27 March 2006

CSUN 2006/Tango - New in AAC

My sister told me this story: Years ago, during a "new mother break" from teaching, she was working in a lawyer's office and received a phone call that began with a computer voice saying, "Please do not hang up - this is not a joke - I am communicating with a speech synthesizer..." Ah, yes, the absolute frustration of not being understood, not having your thoughts and emotions taken seriously, a disaster across the full range of cognitive capabilities...

This year the CSUN conference had many wonderful Augmentative and Alternative Communication devices, especially excellent Pocket PC-based systems that I will get to in a few days, but one device just stood out - especially for elementary/primary educators - the new Tango from Ablenet.

Tango is a beautifully designed device that even those with significant dexterity issues could easily carry with them everywhere. It has brought the simple connectivity of contemporary handhelds (auto-detecting switch ports, USB-ports, memory-card slots, built in camera) to this type of device. It has a wonderfully brilliant interface that allows users to get to the communications they need quickly and easily. And best of all, it features "voice-morphing," which, among many other capabilities, allows the user to speak in "their regular voice," or to whisper, shout, or even whine.

Yes, your ten-year-old can now complain, "I'm soooo bored," in the appropriate voice.

Tango appears to be truly liberating technology.
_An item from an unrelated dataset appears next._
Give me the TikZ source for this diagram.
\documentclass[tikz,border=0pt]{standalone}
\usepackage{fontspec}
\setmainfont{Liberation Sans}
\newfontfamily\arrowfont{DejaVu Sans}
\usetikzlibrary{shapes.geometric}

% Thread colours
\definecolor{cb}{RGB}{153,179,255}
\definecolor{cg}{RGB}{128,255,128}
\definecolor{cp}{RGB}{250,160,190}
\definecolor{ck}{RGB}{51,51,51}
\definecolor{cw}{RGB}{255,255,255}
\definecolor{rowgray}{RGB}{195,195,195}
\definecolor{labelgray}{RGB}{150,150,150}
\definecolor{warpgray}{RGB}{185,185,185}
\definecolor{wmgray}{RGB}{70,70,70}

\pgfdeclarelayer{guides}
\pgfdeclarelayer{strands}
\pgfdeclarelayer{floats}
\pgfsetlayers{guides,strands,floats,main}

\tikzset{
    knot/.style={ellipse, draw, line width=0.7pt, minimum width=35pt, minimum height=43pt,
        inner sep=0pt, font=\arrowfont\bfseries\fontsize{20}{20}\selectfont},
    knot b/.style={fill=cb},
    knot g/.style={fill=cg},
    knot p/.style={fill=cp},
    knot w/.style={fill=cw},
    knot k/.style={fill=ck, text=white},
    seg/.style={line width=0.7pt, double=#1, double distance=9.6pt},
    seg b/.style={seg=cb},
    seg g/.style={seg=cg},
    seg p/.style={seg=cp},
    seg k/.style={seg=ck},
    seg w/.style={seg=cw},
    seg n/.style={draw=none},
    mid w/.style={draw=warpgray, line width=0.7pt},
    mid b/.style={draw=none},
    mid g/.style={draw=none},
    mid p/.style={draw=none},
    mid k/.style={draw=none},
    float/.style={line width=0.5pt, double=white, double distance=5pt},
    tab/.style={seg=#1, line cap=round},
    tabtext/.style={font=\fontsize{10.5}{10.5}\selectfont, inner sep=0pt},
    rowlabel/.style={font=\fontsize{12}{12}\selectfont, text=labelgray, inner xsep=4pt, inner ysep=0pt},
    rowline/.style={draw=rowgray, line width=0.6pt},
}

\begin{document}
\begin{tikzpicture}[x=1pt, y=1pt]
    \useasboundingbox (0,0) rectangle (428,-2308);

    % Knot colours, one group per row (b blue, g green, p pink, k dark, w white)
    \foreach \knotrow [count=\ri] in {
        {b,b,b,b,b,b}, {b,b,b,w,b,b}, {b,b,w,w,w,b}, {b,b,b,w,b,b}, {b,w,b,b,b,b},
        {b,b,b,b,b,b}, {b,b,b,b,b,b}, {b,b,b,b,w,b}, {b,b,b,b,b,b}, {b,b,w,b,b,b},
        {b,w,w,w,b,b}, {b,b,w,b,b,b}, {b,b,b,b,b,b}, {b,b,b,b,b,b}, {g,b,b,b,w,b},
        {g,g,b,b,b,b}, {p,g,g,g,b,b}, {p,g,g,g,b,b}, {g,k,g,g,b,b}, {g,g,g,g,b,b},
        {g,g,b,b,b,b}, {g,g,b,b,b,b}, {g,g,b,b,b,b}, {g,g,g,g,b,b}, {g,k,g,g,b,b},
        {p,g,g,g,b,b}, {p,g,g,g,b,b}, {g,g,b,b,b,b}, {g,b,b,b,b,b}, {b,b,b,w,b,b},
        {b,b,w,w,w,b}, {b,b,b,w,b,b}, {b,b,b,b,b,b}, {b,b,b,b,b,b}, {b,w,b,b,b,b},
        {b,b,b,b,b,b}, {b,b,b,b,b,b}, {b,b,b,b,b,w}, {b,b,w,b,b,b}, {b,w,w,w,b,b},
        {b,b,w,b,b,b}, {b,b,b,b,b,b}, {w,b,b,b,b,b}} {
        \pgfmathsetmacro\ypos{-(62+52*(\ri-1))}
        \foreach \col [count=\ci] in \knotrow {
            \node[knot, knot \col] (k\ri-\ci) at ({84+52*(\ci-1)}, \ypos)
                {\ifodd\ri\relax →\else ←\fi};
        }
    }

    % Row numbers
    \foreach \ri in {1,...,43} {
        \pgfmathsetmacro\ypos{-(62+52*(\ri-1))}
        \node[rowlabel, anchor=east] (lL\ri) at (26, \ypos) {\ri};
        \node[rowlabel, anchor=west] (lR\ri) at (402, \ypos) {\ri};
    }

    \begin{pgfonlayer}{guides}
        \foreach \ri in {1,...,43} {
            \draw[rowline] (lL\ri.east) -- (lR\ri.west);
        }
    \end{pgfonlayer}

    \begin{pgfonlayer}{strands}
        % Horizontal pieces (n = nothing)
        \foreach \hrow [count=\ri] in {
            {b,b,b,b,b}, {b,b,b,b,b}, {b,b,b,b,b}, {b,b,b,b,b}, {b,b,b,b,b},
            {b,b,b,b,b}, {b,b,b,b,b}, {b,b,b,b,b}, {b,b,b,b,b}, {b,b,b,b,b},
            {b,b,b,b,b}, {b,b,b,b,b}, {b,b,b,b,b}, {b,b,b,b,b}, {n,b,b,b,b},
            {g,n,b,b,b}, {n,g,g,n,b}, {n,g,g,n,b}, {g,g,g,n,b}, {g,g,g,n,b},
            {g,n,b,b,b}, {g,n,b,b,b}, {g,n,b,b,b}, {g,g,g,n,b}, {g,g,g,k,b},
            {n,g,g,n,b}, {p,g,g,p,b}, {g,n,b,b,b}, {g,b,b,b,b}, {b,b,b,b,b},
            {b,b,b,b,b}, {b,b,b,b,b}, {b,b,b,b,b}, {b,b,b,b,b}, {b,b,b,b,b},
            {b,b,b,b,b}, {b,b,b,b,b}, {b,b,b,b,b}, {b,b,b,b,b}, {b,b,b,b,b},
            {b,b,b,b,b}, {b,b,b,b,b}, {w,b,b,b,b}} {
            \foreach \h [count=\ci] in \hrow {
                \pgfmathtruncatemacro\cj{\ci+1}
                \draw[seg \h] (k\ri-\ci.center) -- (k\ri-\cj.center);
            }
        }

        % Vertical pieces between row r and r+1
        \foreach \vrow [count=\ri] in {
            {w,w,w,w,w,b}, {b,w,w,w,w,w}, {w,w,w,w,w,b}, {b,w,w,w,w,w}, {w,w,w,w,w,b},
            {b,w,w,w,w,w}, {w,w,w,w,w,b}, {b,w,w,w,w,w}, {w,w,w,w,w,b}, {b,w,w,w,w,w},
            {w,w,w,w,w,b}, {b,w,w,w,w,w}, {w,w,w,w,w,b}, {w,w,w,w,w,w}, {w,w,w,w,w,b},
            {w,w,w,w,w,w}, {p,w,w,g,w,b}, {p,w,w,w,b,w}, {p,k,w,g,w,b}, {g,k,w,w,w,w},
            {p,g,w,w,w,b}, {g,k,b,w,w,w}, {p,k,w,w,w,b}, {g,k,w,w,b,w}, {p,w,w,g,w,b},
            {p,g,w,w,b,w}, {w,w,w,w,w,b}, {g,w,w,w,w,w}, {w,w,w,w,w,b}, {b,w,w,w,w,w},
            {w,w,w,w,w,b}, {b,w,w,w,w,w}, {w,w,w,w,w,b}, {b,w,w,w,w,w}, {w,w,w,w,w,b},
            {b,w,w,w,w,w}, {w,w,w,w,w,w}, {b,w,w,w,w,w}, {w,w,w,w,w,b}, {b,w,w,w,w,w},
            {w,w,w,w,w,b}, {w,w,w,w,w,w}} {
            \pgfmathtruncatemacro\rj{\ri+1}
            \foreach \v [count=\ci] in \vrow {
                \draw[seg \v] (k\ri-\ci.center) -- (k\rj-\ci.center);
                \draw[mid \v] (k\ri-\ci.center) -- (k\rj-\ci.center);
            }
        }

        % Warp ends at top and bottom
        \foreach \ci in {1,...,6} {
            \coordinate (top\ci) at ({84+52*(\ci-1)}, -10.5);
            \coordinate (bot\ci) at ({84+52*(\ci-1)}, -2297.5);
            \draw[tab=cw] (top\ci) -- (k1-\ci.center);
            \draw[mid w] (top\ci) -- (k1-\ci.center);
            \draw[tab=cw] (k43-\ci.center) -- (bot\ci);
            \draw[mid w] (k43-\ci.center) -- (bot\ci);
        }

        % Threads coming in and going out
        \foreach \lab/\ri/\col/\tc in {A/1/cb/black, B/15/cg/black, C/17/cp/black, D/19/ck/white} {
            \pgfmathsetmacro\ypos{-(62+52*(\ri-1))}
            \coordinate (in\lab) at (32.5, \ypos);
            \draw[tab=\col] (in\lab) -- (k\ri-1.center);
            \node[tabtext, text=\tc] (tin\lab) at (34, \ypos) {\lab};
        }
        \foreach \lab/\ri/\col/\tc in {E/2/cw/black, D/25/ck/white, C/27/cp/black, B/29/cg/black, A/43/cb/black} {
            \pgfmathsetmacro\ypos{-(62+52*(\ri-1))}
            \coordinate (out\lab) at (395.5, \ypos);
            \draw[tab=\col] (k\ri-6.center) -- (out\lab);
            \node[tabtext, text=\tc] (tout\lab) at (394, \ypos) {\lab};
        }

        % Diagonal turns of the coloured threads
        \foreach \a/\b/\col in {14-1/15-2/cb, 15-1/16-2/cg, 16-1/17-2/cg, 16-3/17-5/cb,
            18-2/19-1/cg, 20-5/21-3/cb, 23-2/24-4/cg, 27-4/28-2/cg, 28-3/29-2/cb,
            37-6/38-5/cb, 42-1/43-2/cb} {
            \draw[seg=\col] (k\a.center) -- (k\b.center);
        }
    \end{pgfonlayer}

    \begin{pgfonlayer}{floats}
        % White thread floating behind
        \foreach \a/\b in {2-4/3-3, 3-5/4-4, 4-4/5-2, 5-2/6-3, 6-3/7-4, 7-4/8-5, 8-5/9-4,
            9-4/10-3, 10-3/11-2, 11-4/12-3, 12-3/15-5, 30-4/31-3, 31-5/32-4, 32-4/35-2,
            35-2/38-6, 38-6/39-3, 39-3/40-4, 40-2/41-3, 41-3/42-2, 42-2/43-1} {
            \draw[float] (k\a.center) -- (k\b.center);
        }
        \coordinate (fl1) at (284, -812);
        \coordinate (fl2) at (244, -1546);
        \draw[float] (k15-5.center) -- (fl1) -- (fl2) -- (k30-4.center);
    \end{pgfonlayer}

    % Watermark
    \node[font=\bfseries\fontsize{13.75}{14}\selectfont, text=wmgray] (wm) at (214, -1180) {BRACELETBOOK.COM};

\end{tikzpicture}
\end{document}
The range of capabilities will really enhance the user's communication - and learning. The simplicity of how it works, how new content gets loaded, the ability to record, say, a female voice and morph it into a male one (or vise-versa, for appropriateness), the simplicity of taking pictures and installing them ("No, I want the Arsenal away shirt."), and the connectivity systems will make life much easier for educators.

Check this one out. They promise that starting sometime today, 27 March 2006, they will have a simulator up on their web site.